I do not read enough books, and my kids do not read enough books. I’ve had that nagging thought forever – like basically since my kids were born, but now it’s more than a nag it’s a conviction.

In December, I attended a reading workshop that was inspirational and informational, but my biggest aha moment was that if our kids are going to be ready for college (or law school!) they need to increase their reading stamina, and surprisingly, their assigned classroom reading is almost useless for achieving this goal.

The most disturbing thing I learned was that when students are assigned a book to read in the classroom, they don’t actually have to read the book to ace a paper or even a test because the class discussions, supplemented by YouTube videos, give kids the information they need to succeed without having to actually read the book.

Even the highest achieving students could potentially graduate from high school without having truly read any books at all. It was a sobering revelation, and a call to action. The speaker at the reading workshop has high school students who read 20, 30, 40+ books in a single school year.

So, what is her secret? How has she succeeded in getting kids to read a lot of books, and how can we get our kids to read more books at home?

Getting kids to choose a book, and then read it is a battle. They are busy, they don’t want to, they don’t have time, but they must, and we can help.

Offer a Small Selection of Books.

This is counterintuitive, I know, but years of library experience has shown me that the hardest thing for a reluctant or out of practice reader to do is commit to choosing a book. Many kids will wander around the shelves and have a hard time landing on something. If that sounds like your kids, then you might have to choose a few books for them until they get the hang of reading and choosing books again. If you aren’t sure what to pick you could ask,

Reading is a skill that gets better with practice, and just like you wouldn’t go to the gym and start with heaviest weights, you shouldn’t force your kids to read something that looks educational, or hard. Accept anything they want to read, and be happy they are beginning to read again. When I have a reluctant reader in the library, I try the below strategies for getting a student to commit to choosing a book:

  • Pick a book with a friend
  • Pick a series, that makes choosing the next book easier
  • A graphic novel
  • A book that is also a movie
  • Non-fiction with a lot of pictures

Have a Conversation About the Books and the Characters

It might seem impossible to have a conversation about a book you haven’t read, but if you keep the questions open ended you can do it, or you could read the book too! Below are some questions you can ask anywhere and anytime about a book your kids are reading. They work for any child, any genre, and can be starting points for a discussion in the car, at the dinner table, or on a walk.

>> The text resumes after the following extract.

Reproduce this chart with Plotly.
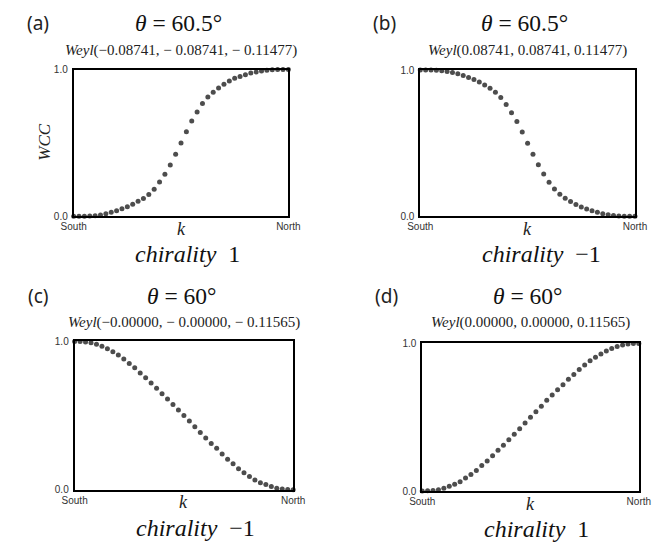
import plotly.graph_objects as go

K = list(range(41))  # k-points from South to North

WCC_A = [0.000,0.000,0.000,0.002,0.004,0.009,0.018,0.027,0.038,0.051,0.065,
         0.082,0.102,0.122,0.149,0.185,0.234,0.287,0.350,0.423,0.499,
         0.577,0.650,0.710,0.768,0.813,0.846,0.875,0.900,0.922,0.940,
         0.953,0.964,0.976,0.984,0.991,0.996,0.998,1.000,1.000,1.000]
WCC_B = [1.000,1.000,1.000,0.998,0.995,0.990,0.983,0.974,0.962,0.949,0.936,
         0.918,0.897,0.875,0.848,0.812,0.764,0.708,0.648,0.576,0.500,
         0.424,0.352,0.289,0.232,0.186,0.151,0.124,0.101,0.080,0.063,
         0.050,0.037,0.027,0.018,0.010,0.005,0.002,0.000,0.000,0.000]
WCC_C = [1.000,1.000,0.997,0.991,0.982,0.968,0.951,0.930,0.908,0.881,0.852,
         0.822,0.788,0.755,0.720,0.684,0.648,0.612,0.574,0.537,0.500,
         0.463,0.425,0.386,0.349,0.312,0.279,0.241,0.206,0.174,0.141,
         0.114,0.089,0.066,0.047,0.034,0.021,0.010,0.004,0.001,0.000]
WCC_D = [0.000,0.002,0.004,0.009,0.020,0.033,0.046,0.064,0.088,0.113,0.139,
         0.173,0.204,0.239,0.277,0.310,0.347,0.385,0.423,0.462,0.500,
         0.538,0.575,0.615,0.650,0.686,0.721,0.757,0.790,0.823,0.854,
         0.883,0.907,0.929,0.949,0.965,0.980,0.989,0.996,1.000,1.000]

LABELS = ["(a)", "(b)", "(c)", "(d)"]
THETAS = ["60.5°", "60.5°", "60°", "60°"]
WEYLS = ["−0.08741, − 0.08741, − 0.11477",
         "0.08741, 0.08741, 0.11477",
         "−0.00000, − 0.00000, − 0.11565",
         "0.00000, 0.00000, 0.11565"]
CHIRALITY = ["1", "−1", "−1", "1"]
X_TICKS = ["South", "North"]
Y_TICKS = ["0.0", "1.0"]
SERIES = [WCC_A, WCC_B, WCC_C, WCC_D]

W, H = 672, 547
# plot boxes in pixels: (left, right, top, bottom)
BOXES = [(63, 286, 65, 215), (423, 646, 65.5, 215),
         (64, 291, 343, 494.5), (425, 650, 345, 496)]

def px(x):
    return x / W

def py(y):
    return 1 - y / H

fig = go.Figure()
SERIF = "Liberation Serif"
SANS = "Noto Sans"

for i, (vals, box) in enumerate(zip(SERIES, BOXES)):
    n = i + 1
    xa = "x" if n == 1 else f"x{n}"
    ya = "y" if n == 1 else f"y{n}"
    fig.add_trace(go.Scatter(x=K, y=vals, mode="markers", xaxis=xa, yaxis=ya,
                             marker=dict(size=5, color="#4d4d4d"),
                             cliponaxis=False, showlegend=False))
    l, r, t, b = box
    axkey = "xaxis" if n == 1 else f"xaxis{n}"
    aykey = "yaxis" if n == 1 else f"yaxis{n}"
    fig.layout[axkey] = dict(domain=[px(l), px(r)], range=[0, 40], anchor=ya,
                             showgrid=False, zeroline=False, showline=True,
                             mirror=True, linecolor="black", linewidth=1.8,
                             tickvals=[0, 40], ticktext=X_TICKS, ticks="",
                             tickfont=dict(family="Liberation Sans", size=10, color="#333"),
                             ticklabelstandoff=0)
    fig.layout[aykey] = dict(domain=[py(b), py(t)], range=[0, 1], anchor=xa,
                             showgrid=False, zeroline=False, showline=True,
                             mirror=True, linecolor="black", linewidth=1.8,
                             tickvals=[0, 1], ticktext=Y_TICKS, ticks="",
                             tickfont=dict(family="Liberation Sans", size=10, color="#333"),
                             ticklabelstandoff=2)

    cx = (l + r) / 2
    top_y = 17 if i < 2 else 297
    weyl_y = 45 if i < 2 else 324
    ann = fig.add_annotation
    ann(x=px(l - 37), y=py(top_y), xref="paper", yref="paper", showarrow=False,
        text=LABELS[i], font=dict(family=SANS, size=19, color="#222"),
        xanchor="center", yanchor="middle")
    ann(x=px(cx - 3), y=py(top_y), xref="paper", yref="paper", showarrow=False,
        text=f"<i>θ</i> = {THETAS[i]}", font=dict(family=SERIF, size=23.5, color="#111"),
        xanchor="center", yanchor="middle")
    ann(x=px(cx), y=py(weyl_y), xref="paper", yref="paper", showarrow=False,
        text=f"<i>Weyl</i>({WEYLS[i]})", font=dict(family=SERIF, size=15, color="#222"),
        xanchor="center", yanchor="middle")
    ann(x=px(cx), y=py(b + 13), xref="paper", yref="paper", showarrow=False,
        text="<i>k</i>", font=dict(family=SERIF, size=18, color="#222"),
        xanchor="center", yanchor="middle")
    chi_x = l + 62
    chi_y = b + 39
    ann(x=px(chi_x), y=py(chi_y), xref="paper", yref="paper", showarrow=False,
        text=f"<i>chirality</i>  {CHIRALITY[i]}", font=dict(family=SERIF, size=24, color="#111"),
        xanchor="left", yanchor="middle")

fig.add_annotation(x=px(33), y=py(139), xref="paper", yref="paper", showarrow=False,
                   text="<i>WCC</i>", textangle=-90,
                   font=dict(family=SERIF, size=17, color="#222"),
                   xanchor="center", yanchor="middle")

fig.update_layout(width=W, height=H, margin=dict(l=0, r=0, t=0, b=0),
                  paper_bgcolor="white", plot_bgcolor="white", showlegend=False)

fig.write_html("out.html", config={"displayModeBar": False},
               post_script="document.body.style.margin='0';document.body.style.overflow='hidden';")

  • Which one of your friends would you recommend this book to? Why?
  • Did the ending leave room for another book to come out?
  • How could the book be turned into a movie or TV show? Who would play the main character?
  • Which character did the author like the most?
  • Which character is your spirit animal?
  • Which character would you want to have a sleepover with?
  • Why did the author write this story?
  • Do you think the book ended the way the author thought it would?
  • How did you decide to read this book?
  • Is this an author or genre that you would like to read more of? What are your options?

Good luck getting your kids back into the reading habit!